### The problem:
Without the pictures, set down the records below word for word.

= = = = =

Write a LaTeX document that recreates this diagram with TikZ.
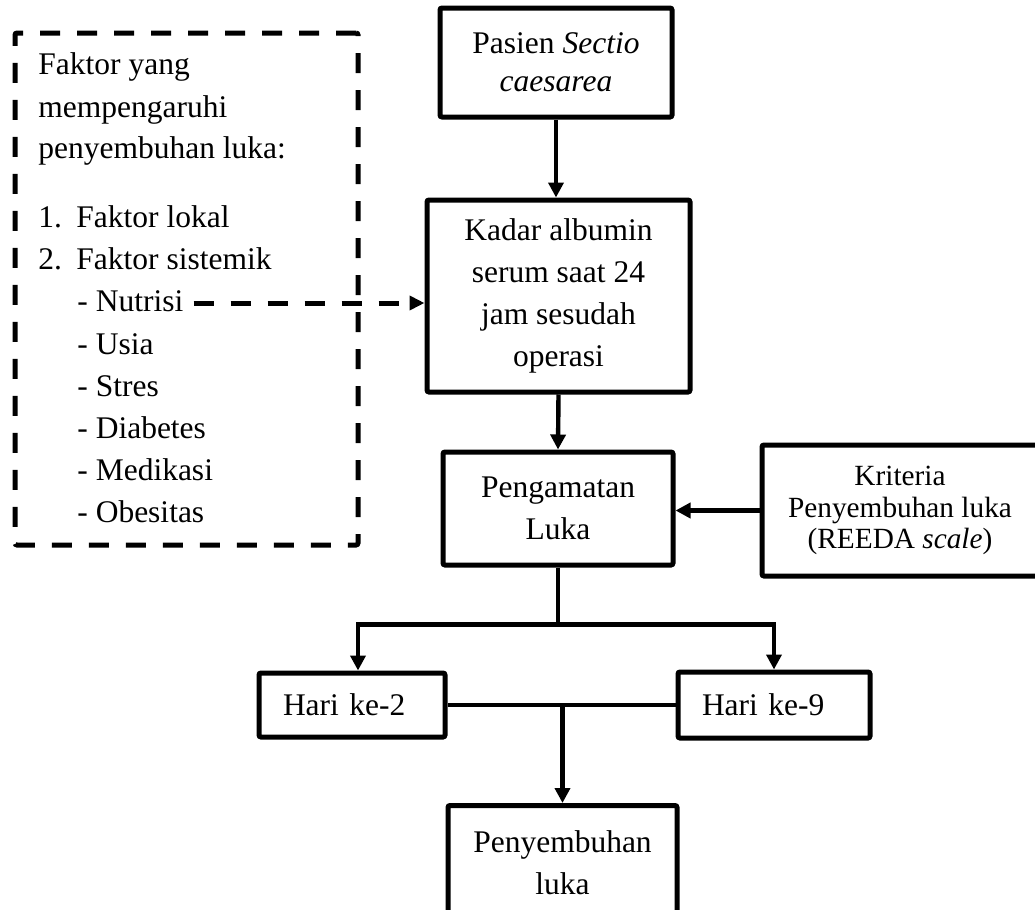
\documentclass[tikz,border=0pt]{standalone}
\usepackage{fontspec}
\setmainfont{Liberation Serif}
\usetikzlibrary{arrows.meta,positioning,calc}
\newcommand{\txtsize}{\fontsize{15.75pt}{21pt}\selectfont}
\newcommand{\krsize}{\fontsize{14.65pt}{15.75pt}\selectfont}
\tikzset{
  blk/.style={draw, line width=2.5pt, rounded corners=1pt, align=center, inner sep=0pt, font=\txtsize},
  blkl/.style={blk, align=left, inner xsep=12pt, inner ysep=0pt, text width=#1},
  dashblk/.style={draw, line width=2.5pt, rounded corners=1pt, dash pattern=on 10pt off 8.5pt},
  ln/.style={line width=2.2pt},
  ar/.style={ln, -{Triangle[length=7.5pt,width=7.5pt]}},
  dar/.style={line width=2.5pt, dash pattern=on 10pt off 8.5pt, -{Triangle[length=7.5pt,width=7pt]}},
  lbl/.style={font=\txtsize, inner sep=0pt, anchor=base west},
}
\begin{document}
\begin{tikzpicture}[x=0.5pt,y=-0.5pt]
    \useasboundingbox (0,0) rectangle (1035,910);
    % faktor yang mempengaruhi
    \node[dashblk, minimum width=171.5pt, minimum height=256pt] (fak) at (186.5,289) {};
    \foreach \x/\y/\t [count=\i] in {38/75/Faktor yang, 38/117/mempengaruhi, 38/158/penyembuhan luka:,
      38/227/{\makebox[19pt][l]{1.}Faktor lokal}, 38/269/{\makebox[19pt][l]{2.}Faktor sistemik},
      77/311/- Nutrisi, 77/354/- Usia, 77/396/- Stres, 77/438/- Diabetes, 77/480/- Medikasi, 77/522/- Obesitas}{
      \node[lbl] (f\i) at (\x,\y) {\t};
    }
    % alur utama
    \node[blk, font=\fontsize{15.75pt}{19pt}\selectfont, minimum width=116pt, minimum height=54.5pt] (pasien) at (556,62.5) {Pasien \textit{Sectio}\\\textit{caesarea}};
    \node[blk, minimum width=131.5pt, minimum height=96pt] (kadar) at (558.5,296) {Kadar albumin\\serum saat 24\\jam sesudah\\operasi};
    \node[blk, minimum width=115pt, minimum height=56.5pt] (peng) at (558,508.5) {Pengamatan\\Luka};
    \node[blk, font=\krsize, minimum width=138pt, minimum height=65.5pt] (krit) at (900,510.5) {Kriteria\\Penyembuhan luka\\(REEDA \textit{scale})};
    \node[blkl=69pt, minimum height=32pt] (hari2) at (352,705) {Hari ke-2};
    \node[blkl=72pt, minimum height=33pt] (hari9) at (774,705) {Hari ke-9};
    \node[blk, anchor=north, minimum width=114.5pt, minimum height=57pt] (peny) at (562.5,803) {Penyembuhan\\luka};
    \coordinate[below=28.5pt of peng.south] (split);
    \coordinate (join) at (hari2.east -| peny.north);
    \coordinate (nutr) at ($(f6.base east)+(10,-8)$);
    % panah
    \draw[ar] (pasien.south) -- (pasien.south |- kadar.north);
    \draw[dar] (nutr) -- (nutr -| kadar.west);
    \draw[ar] (kadar.south) -- (peng.north);
    \draw[ar] (krit.west) -- (krit.west -| peng.east);
    \draw[ln] (peng.south) -- (split);
    \draw[ar] (split) -| ([xshift=3pt]hari2.north);
    \draw[ar] (split) -| (hari9.north);
    \draw[ln] (hari2.east) -- (hari9.west);
    \draw[ar] (join) -- (peny.north);
\end{tikzpicture}
\end{document}
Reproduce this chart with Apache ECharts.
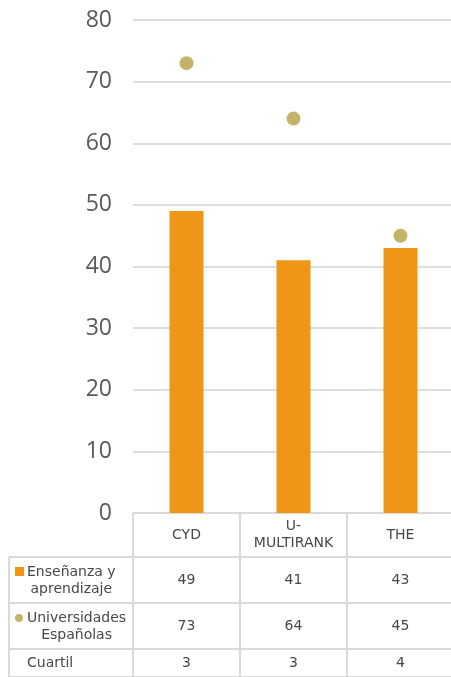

= = = = =

### Answer in full:
Write a LaTeX document that recreates this diagram with TikZ.
\documentclass[tikz,border=0pt]{standalone}
\usepackage{fontspec}
\setmainfont{Liberation Serif}
\usetikzlibrary{arrows.meta,positioning,calc}
\newcommand{\txtsize}{\fontsize{15.75pt}{21pt}\selectfont}
\newcommand{\krsize}{\fontsize{14.65pt}{15.75pt}\selectfont}
\tikzset{
  blk/.style={draw, line width=2.5pt, rounded corners=1pt, align=center, inner sep=0pt, font=\txtsize},
  blkl/.style={blk, align=left, inner xsep=12pt, inner ysep=0pt, text width=#1},
  dashblk/.style={draw, line width=2.5pt, rounded corners=1pt, dash pattern=on 10pt off 8.5pt},
  ln/.style={line width=2.2pt},
  ar/.style={ln, -{Triangle[length=7.5pt,width=7.5pt]}},
  dar/.style={line width=2.5pt, dash pattern=on 10pt off 8.5pt, -{Triangle[length=7.5pt,width=7pt]}},
  lbl/.style={font=\txtsize, inner sep=0pt, anchor=base west},
}
\begin{document}
\begin{tikzpicture}[x=0.5pt,y=-0.5pt]
    \useasboundingbox (0,0) rectangle (1035,910);
    % faktor yang mempengaruhi
    \node[dashblk, minimum width=171.5pt, minimum height=256pt] (fak) at (186.5,289) {};
    \foreach \x/\y/\t [count=\i] in {38/75/Faktor yang, 38/117/mempengaruhi, 38/158/penyembuhan luka:,
      38/227/{\makebox[19pt][l]{1.}Faktor lokal}, 38/269/{\makebox[19pt][l]{2.}Faktor sistemik},
      77/311/- Nutrisi, 77/354/- Usia, 77/396/- Stres, 77/438/- Diabetes, 77/480/- Medikasi, 77/522/- Obesitas}{
      \node[lbl] (f\i) at (\x,\y) {\t};
    }
    % alur utama
    \node[blk, font=\fontsize{15.75pt}{19pt}\selectfont, minimum width=116pt, minimum height=54.5pt] (pasien) at (556,62.5) {Pasien \textit{Sectio}\\\textit{caesarea}};
    \node[blk, minimum width=131.5pt, minimum height=96pt] (kadar) at (558.5,296) {Kadar albumin\\serum saat 24\\jam sesudah\\operasi};
    \node[blk, minimum width=115pt, minimum height=56.5pt] (peng) at (558,508.5) {Pengamatan\\Luka};
    \node[blk, font=\krsize, minimum width=138pt, minimum height=65.5pt] (krit) at (900,510.5) {Kriteria\\Penyembuhan luka\\(REEDA \textit{scale})};
    \node[blkl=69pt, minimum height=32pt] (hari2) at (352,705) {Hari ke-2};
    \node[blkl=72pt, minimum height=33pt] (hari9) at (774,705) {Hari ke-9};
    \node[blk, anchor=north, minimum width=114.5pt, minimum height=57pt] (peny) at (562.5,803) {Penyembuhan\\luka};
    \coordinate[below=28.5pt of peng.south] (split);
    \coordinate (join) at (hari2.east -| peny.north);
    \coordinate (nutr) at ($(f6.base east)+(10,-8)$);
    % panah
    \draw[ar] (pasien.south) -- (pasien.south |- kadar.north);
    \draw[dar] (nutr) -- (nutr -| kadar.west);
    \draw[ar] (kadar.south) -- (peng.north);
    \draw[ar] (krit.west) -- (krit.west -| peng.east);
    \draw[ln] (peng.south) -- (split);
    \draw[ar] (split) -| ([xshift=3pt]hari2.north);
    \draw[ar] (split) -| (hari9.north);
    \draw[ln] (hari2.east) -- (hari9.west);
    \draw[ar] (join) -- (peny.north);
\end{tikzpicture}
\end{document}
Reproduce this chart with Apache ECharts.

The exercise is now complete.